« Plus jamais ça ! » : le slogan a pour lui l’évidence de l’indignation morale, et il est inévitable qu’il surgisse lorsqu’un désastre survient dont on se sait d’une manière ou d’une autre responsable. N’est-elle pas intolérable, cette horreur-là, celle qui nous saisit actuellement et avec laquelle on se débat, comme c’est le cas aujourd’hui à Gaza? Mais quelle répétition ou quel retour conjure-t-on ? L’expression, on le sait bien, fait signe vers la Shoah. Mais la référence est d’autant plus efficace qu’elle reste implicite, distendue. L’horreur a beau avoir ses degrés, on entend dire que lutter contre relève d’un impératif moral universel, qui ne supporte pas la discrimination. Le ça de « Plus jamais ça ! » recouvrira tous les massacres de façon indistincte, et verra son acuité s’évanouir. Danny Trom explore cette semaine une source moins connue de la formule, qui le conduit au poème d’un pionnier sioniste, Yitzhak Lamdan : « Plus jamais Massada ne tombera ». Le ça qu’il s’agissait alors de conjurer, c’était ce que le poète considérait comme la passivité traditionnelle des juifs, qui les offrait justement selon lui à l’horreur. Quant aux moyens d’empêcher cette répétition, ils ne peuvent être ceux d’un universalisme abstrait, pas plus que d’un militarisme sans conscience de ce qu’il défend…
Si chat parle dès lors que perroquet est mangé, suffit-il de dire « judéité » pour comprendre de quoi il retourne ? Le judaïsme européen, et français en particulier, est une réalité métissée, héritant de contextes socio-politiques et de traditions disparates, qui s’articulent tant bien que mal. Cette réalité est toutefois trop souvent appréhendée depuis une perspective ashkénazo-centrée, qui fait d’un yiddish mâtiné d’accent polonais le marqueur identitaire juif par excellence, et préfère – on se demande bien pourquoi – la carpe farcie à la douceur des pâtisseries maghrébines.
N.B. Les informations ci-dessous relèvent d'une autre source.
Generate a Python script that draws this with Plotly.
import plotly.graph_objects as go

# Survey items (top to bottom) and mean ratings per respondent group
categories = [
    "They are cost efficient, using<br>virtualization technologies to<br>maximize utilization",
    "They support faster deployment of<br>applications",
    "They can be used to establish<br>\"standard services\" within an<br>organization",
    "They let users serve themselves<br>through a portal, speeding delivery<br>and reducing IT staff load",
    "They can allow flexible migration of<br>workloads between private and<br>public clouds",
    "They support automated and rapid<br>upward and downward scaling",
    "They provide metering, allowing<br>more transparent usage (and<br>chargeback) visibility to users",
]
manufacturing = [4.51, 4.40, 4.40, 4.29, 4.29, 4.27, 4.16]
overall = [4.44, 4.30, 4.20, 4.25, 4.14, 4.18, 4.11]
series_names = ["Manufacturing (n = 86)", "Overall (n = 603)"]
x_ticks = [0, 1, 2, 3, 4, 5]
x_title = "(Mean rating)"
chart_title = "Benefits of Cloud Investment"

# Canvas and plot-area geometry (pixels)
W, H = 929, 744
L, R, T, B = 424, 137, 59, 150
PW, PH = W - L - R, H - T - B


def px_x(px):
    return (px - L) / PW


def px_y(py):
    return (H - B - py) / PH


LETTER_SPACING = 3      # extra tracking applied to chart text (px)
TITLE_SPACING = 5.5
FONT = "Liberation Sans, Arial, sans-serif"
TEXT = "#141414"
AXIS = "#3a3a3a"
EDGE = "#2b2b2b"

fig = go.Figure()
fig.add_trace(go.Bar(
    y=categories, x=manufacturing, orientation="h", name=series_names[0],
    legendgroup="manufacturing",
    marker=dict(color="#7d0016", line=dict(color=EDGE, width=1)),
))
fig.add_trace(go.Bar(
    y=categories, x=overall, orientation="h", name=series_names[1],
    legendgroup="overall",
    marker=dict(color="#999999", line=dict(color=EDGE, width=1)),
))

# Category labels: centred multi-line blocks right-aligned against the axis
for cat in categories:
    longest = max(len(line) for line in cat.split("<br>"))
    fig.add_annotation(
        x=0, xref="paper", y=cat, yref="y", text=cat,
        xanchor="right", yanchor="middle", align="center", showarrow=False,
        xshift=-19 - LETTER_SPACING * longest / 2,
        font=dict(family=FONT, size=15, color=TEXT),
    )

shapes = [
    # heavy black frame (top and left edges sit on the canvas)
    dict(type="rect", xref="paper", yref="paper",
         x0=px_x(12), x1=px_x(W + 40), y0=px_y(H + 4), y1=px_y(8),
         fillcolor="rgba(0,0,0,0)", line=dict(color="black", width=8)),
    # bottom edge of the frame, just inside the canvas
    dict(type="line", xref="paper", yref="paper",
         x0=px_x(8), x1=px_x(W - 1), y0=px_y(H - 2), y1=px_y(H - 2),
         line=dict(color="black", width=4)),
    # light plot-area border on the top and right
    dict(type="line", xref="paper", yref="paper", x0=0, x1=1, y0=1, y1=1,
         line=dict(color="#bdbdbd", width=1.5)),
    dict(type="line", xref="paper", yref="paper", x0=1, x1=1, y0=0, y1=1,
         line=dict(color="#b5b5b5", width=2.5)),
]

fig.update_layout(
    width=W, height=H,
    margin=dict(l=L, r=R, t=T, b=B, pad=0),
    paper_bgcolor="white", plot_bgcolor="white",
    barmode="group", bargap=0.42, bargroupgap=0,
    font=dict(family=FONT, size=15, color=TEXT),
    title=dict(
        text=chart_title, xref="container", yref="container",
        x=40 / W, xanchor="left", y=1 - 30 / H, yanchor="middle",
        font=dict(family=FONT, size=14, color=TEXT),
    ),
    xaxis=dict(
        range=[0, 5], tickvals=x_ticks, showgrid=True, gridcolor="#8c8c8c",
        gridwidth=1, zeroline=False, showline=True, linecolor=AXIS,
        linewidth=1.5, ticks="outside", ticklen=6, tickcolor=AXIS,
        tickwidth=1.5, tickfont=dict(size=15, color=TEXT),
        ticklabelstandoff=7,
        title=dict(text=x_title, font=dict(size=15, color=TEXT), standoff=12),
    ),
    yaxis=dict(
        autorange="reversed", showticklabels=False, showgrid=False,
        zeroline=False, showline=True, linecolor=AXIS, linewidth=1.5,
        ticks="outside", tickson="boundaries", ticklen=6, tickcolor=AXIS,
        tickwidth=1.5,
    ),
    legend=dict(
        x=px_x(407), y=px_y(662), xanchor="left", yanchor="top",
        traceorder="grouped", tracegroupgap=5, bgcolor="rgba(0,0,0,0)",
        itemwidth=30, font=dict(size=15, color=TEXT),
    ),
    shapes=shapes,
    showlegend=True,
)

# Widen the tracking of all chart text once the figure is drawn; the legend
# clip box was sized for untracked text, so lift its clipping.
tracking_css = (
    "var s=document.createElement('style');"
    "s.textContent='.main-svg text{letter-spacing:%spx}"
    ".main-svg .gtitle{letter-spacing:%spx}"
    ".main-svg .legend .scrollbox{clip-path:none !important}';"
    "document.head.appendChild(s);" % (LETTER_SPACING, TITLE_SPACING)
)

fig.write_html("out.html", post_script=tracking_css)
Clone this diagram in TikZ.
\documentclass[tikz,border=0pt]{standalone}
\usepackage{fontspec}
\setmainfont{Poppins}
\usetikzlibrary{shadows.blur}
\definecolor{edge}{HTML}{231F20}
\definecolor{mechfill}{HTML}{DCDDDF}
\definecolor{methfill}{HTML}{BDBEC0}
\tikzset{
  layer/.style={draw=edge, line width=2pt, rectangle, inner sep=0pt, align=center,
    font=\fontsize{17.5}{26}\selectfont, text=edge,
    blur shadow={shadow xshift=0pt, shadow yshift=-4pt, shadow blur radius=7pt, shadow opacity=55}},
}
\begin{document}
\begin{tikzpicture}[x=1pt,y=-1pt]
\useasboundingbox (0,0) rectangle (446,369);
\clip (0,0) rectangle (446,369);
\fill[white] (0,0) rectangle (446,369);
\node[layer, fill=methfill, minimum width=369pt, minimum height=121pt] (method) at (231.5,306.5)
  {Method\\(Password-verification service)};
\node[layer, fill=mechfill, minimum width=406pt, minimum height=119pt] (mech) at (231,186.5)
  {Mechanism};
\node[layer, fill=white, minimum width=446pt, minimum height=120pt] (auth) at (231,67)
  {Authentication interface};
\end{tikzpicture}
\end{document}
L’irruption dans le champ culturel français d’un chat libre-penseur a à cet égard permis de redresser certains torts. Rendant hommage à la géniale bande dessinée de Joann Sfar, Le Chat du rabbin, Ewa Tartakowsky en profite pour interroger la situation coloniale dans laquelle les juifs algériens sont devenus français, et la manière dont elle continue d’alimenter les inégalités au sein du monde juif.
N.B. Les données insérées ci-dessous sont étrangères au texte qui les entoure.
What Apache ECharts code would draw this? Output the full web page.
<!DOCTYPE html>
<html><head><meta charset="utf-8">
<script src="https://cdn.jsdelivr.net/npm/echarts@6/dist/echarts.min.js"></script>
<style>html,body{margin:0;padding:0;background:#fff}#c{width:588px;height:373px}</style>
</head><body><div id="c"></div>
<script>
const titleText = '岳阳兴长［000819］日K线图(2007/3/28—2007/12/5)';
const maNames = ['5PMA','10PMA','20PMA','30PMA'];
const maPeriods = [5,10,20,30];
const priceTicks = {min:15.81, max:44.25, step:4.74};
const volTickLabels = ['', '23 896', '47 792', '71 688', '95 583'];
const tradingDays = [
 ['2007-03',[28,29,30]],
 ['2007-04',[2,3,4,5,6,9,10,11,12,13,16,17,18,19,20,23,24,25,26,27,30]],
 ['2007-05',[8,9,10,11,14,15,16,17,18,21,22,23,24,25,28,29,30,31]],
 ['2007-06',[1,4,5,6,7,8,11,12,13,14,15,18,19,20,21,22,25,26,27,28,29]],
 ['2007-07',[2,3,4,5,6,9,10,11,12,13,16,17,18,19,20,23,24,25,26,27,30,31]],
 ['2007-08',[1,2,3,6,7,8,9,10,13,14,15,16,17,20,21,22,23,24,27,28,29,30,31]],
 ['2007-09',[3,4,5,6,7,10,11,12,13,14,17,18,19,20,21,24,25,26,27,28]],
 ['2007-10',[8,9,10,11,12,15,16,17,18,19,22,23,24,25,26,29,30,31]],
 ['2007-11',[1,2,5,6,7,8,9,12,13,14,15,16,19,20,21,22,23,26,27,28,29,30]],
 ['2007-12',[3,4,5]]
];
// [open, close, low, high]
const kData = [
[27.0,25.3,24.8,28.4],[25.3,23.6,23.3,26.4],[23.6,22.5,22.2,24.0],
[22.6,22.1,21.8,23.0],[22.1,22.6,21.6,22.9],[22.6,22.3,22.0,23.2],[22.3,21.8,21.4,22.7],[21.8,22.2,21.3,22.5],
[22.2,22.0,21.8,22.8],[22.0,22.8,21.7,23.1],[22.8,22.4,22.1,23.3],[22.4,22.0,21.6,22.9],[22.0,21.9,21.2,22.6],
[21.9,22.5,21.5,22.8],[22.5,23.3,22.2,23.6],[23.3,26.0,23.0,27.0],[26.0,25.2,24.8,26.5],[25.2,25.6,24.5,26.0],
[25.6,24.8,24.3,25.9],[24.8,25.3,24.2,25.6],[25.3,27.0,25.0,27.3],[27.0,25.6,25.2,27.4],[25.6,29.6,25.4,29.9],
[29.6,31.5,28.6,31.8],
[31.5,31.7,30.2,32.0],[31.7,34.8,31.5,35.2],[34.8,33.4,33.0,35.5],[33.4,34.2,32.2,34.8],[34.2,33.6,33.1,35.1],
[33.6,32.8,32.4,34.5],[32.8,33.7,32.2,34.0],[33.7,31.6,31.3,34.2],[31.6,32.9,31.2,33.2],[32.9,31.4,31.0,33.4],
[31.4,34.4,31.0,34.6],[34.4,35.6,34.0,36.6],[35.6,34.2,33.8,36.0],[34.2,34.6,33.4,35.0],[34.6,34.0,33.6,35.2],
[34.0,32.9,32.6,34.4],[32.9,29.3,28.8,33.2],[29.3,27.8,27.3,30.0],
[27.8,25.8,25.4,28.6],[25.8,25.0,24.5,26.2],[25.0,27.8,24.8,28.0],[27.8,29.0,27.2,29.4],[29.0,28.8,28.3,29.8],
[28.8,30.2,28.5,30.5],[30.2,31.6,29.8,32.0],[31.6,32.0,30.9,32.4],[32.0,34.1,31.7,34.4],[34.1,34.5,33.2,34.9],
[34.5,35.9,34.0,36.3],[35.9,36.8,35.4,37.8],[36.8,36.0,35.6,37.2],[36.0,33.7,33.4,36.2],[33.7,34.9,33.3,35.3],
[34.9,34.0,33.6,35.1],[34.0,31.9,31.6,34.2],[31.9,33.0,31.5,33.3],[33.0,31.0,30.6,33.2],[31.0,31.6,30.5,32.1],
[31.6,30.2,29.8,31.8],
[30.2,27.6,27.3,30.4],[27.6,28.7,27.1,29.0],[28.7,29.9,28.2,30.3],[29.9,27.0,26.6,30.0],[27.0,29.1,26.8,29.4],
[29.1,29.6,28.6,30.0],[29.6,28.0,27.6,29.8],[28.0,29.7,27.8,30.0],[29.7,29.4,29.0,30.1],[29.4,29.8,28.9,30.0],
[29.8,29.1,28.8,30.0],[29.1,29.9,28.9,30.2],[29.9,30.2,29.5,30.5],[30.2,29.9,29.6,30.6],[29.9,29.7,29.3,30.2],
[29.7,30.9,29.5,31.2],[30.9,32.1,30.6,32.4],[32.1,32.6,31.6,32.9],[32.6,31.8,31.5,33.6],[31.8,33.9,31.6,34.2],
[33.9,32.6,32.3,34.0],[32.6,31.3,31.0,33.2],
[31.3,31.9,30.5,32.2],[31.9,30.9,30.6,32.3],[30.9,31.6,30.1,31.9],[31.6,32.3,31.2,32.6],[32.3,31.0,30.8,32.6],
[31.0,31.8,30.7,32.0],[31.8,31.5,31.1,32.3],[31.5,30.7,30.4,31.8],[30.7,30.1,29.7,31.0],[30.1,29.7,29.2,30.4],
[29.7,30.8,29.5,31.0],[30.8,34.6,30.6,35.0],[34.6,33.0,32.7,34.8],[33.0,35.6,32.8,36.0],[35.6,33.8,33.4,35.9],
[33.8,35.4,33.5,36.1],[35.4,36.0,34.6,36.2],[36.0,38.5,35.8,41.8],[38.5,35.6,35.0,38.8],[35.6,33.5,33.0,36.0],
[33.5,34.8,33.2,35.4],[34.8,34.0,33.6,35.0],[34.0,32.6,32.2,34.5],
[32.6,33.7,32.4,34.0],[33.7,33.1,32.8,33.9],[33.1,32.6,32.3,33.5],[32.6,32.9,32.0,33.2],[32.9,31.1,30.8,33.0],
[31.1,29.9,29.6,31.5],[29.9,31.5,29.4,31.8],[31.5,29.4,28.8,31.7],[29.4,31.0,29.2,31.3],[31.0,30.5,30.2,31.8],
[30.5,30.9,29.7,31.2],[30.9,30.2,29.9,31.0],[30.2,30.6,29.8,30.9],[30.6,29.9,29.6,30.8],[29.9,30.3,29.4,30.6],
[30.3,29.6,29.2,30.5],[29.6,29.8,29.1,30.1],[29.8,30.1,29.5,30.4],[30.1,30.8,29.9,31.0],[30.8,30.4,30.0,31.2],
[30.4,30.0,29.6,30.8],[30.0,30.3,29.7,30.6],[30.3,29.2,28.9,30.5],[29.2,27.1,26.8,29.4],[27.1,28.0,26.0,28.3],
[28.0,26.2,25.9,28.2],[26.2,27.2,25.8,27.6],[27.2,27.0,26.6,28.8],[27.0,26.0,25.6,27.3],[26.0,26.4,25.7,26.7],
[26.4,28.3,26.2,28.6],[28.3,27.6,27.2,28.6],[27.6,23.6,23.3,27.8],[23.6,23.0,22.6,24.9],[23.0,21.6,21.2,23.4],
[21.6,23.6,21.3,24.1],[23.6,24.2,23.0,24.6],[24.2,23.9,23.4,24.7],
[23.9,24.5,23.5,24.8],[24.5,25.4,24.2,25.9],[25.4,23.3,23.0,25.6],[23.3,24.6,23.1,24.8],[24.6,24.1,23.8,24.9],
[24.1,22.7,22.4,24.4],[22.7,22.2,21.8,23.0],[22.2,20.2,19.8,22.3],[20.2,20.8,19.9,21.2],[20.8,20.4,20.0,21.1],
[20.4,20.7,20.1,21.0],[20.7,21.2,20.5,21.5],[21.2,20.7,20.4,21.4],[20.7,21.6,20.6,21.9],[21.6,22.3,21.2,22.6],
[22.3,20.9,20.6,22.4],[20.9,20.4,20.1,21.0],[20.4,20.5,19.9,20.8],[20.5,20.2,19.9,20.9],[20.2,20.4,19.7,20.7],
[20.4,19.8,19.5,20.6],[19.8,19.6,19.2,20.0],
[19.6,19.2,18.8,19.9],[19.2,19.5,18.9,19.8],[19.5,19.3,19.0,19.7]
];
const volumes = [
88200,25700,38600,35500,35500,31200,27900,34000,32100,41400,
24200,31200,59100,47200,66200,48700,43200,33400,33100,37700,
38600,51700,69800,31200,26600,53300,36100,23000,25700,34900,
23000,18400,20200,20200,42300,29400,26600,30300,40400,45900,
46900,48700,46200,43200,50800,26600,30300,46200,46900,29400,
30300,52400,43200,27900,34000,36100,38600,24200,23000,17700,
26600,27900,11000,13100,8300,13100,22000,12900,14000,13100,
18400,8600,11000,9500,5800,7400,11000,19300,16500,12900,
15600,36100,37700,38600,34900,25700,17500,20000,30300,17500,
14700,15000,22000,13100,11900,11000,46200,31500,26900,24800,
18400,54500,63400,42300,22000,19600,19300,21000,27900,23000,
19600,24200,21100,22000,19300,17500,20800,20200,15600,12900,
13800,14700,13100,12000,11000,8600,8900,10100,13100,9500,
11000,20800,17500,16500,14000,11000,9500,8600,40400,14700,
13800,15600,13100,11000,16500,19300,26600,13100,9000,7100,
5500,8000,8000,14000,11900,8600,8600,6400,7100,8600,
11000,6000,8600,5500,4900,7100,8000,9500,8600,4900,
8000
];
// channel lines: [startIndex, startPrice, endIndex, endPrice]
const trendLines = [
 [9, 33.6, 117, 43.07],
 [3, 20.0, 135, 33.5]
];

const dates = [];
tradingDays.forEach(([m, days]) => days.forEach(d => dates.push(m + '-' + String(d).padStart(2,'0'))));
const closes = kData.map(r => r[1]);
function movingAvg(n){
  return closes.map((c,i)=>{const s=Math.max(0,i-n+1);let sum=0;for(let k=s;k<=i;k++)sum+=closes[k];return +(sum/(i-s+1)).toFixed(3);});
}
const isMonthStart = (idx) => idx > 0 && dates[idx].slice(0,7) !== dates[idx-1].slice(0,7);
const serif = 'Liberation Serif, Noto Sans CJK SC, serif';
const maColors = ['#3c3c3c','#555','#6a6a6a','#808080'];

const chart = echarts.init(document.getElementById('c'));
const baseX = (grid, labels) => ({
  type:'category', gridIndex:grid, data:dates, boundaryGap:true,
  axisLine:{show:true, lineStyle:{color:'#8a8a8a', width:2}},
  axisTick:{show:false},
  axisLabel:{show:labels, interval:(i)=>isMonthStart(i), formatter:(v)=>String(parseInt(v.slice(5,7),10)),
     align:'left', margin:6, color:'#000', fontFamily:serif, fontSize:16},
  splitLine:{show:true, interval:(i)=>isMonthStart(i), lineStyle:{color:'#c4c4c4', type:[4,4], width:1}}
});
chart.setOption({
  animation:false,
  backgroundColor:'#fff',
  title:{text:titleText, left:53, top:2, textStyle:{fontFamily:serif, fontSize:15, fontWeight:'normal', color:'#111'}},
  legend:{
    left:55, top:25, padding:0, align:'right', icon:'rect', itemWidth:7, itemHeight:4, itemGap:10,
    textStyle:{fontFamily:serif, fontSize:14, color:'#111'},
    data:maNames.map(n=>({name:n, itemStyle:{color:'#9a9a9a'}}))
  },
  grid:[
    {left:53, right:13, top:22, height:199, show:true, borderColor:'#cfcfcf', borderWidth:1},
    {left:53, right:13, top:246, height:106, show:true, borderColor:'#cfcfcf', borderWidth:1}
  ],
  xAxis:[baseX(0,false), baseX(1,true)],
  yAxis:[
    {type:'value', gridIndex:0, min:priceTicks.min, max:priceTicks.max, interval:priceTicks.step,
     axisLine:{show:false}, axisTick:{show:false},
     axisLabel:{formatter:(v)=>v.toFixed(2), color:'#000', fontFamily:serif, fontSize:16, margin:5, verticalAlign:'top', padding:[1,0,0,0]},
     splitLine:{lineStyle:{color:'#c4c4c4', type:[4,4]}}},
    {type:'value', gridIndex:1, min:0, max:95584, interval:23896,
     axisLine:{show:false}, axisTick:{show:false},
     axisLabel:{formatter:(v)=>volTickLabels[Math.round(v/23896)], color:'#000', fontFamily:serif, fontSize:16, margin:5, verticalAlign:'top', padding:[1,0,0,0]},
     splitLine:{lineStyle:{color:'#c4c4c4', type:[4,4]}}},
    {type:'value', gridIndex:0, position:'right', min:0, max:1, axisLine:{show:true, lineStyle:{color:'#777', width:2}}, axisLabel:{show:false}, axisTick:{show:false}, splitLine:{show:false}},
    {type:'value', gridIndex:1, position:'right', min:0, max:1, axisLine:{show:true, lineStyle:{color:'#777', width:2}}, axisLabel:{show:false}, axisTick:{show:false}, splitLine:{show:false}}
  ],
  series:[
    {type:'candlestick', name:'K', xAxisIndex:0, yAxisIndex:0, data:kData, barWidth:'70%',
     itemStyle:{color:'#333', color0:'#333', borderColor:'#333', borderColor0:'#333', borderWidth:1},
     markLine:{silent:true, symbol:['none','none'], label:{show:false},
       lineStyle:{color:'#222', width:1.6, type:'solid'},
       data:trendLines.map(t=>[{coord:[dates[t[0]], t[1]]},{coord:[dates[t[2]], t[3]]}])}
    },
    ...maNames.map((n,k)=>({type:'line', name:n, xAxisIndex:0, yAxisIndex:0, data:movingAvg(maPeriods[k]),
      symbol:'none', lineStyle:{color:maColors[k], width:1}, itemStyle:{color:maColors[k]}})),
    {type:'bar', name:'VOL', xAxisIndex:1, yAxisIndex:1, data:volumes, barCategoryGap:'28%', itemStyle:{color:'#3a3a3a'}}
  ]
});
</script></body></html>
Il y a un mois, Javier Milei se rendait en Israël. Le premier président libertarien au monde a une fois encore témoigné de sa proximité avec la communauté juive en annonçant, dès son arrivée à l’aéroport Ben Gourion, son intention de déménager l’ambassade de son pays à Jérusalem. Habituellement outrancier, celui qui se plaît à être surnommé « el loco » a su faire preuve d’une retenue inhabituelle lors de sa visite avec Netanyahou des lieux du massacre du 7 octobre. Plus surprenant encore, il se murmure ici et là qu’à force de prières et de danse au Mur des Lamentations, il aurait participé au succès de l’opération de libération de deux otages israéliens d’origine argentine qui a eu lieu quelques jours plus tard. Pour donner à comprendre pourquoi Milei aspire à devenir le premier président juif argentin, et ce que Friedrich Hayek et le messianisme juif peuvent bien faire ensemble, nous republions cette semaine l’article que Francesco Callegaro a consacré à cette question en décembre.